Arthur Paunzen (4 February 1890 - 9 August 1940) was a Jewish Austrian etcher, engraver and illustrator.

==Biography==
He was born on 4 February in Vienna, to Leopold Paunzen and his wife Hermine, née Kuhn, who were Jewish. He studied with Ludwig Koch in Vienna and in France, at the Académie Julian, under Jean-Pierre Laurens. Later, he traveled throughout Italy, studying art and architecture. In 1918, shortly after he began exhibiting, he married Cornelia Westreich (1894–1971), who was also Jewish, in Vienna.

An interest in music led him to create a number of works that convey music as symbolic images. For instance, depicting Beethoven's Eroica Symphony as nude horse-backed lancers, surrounded by clouds and flanked by a trumpeter who might be Death. He also created a series based on Gustav Mahler's song cycle, "Das Lied von der Erde".

His interests extended to literature, including a series of etchings depicting Raskolnikov, from Dostoevsky's Crime and Punishment.

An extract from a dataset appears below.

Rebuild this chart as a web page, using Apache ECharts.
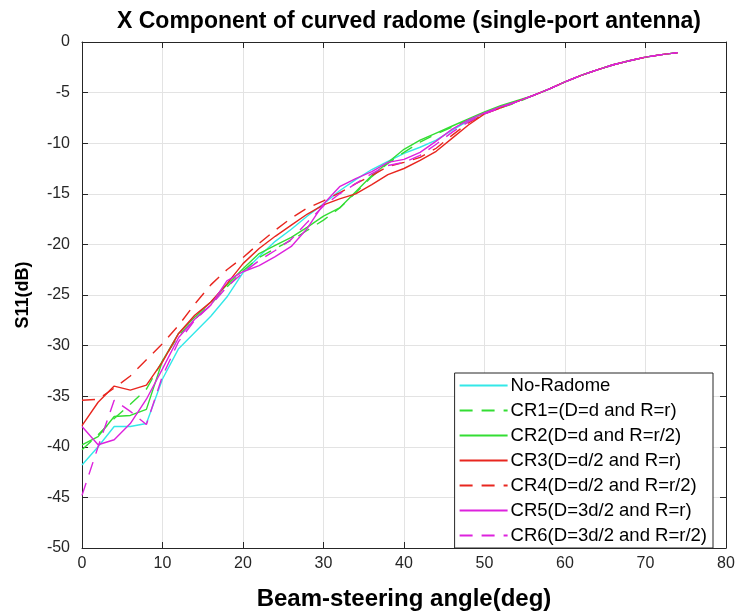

In 1938, when Hitler annexed Austria, he and his wife moved to Great Britain.

==Later life and death==
In May 1940, the British authorities interned all German and Austrian citizens in the country. He was among them and died on 9 August 1940, in the Central Internment Camp, Douglas, Isle of Man.

His friend and fellow-internee, the composer Hans Gál, kept a detailed diary. In it, he describes Paunzen's cause of death as severe bronchial pneumonia, made worse by neglect on the part of the camp's medical workers. He is buried in the Jewish section of the Douglas Borough Cemetery.

Many of his pieces were collected by the British Museum, the Stockholm Engraving Collection at the Nationalmuseum, and the Albertina Museum in Vienna.